Woe betide him if he hadn’t told me!
On the day, I scooped him & his sister up, dropped him off in the Parade Gardens, whilst the daughter & I went to purchase flowers to present to the Queen.
Well…you never know do you?
Queen Elizabeth walked around with Prince Phillip, & didn’t miss out one child holding flowers, & amongst them…my daughter.
Unimaginable joy on my part.
There were many pictures in the local Bath Chronicle, but not one of my little girl, but then, there were hundreds, if not thousands of people.
Fast forward eight years.
My Mum said ” Our Katie is on the television every night isn’t she ?”
I clearly thought that my Mum was either talking total rubbish ( as she often did ) or had imagined it.
On explaining though….perhaps …well…. could this be true.
My Mum used to stay up until close down each night, where the National Anthem would be played…and…during the playing of the National Anthem film from around the South West of her Majesty’s visits in 1977.
A snatched image off the screen of Katie handing her flowers to the Queen.
Well, blow me down with a diamond tiara, my mother was right, there for the South West viewers to view was my daughter giving the Queen a bunch of flowers.
Why in the world hadn’t her granny told me before.
Anyway dear Richard, I wrote to you, & I think it was more of a begging letter, & you sent me a recording.

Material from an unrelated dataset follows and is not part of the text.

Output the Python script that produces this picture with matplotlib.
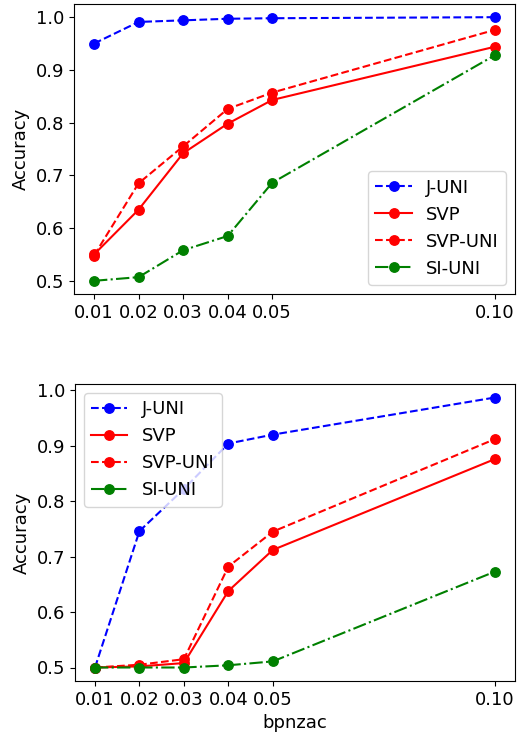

My mother taught me manners!
I’m sure I would have written to thank you, because that’s what I was brought up to do, by aforesaid Mum, but now, I am not writing this with my Parker’51 pen, dunked in Quink ink.
I am emailing you to say that I have never forgotten your kindness & thank you so very much.’
Kind regards
Diane Shearn
What a lovely lady you are to be sure – and thanks for the memories.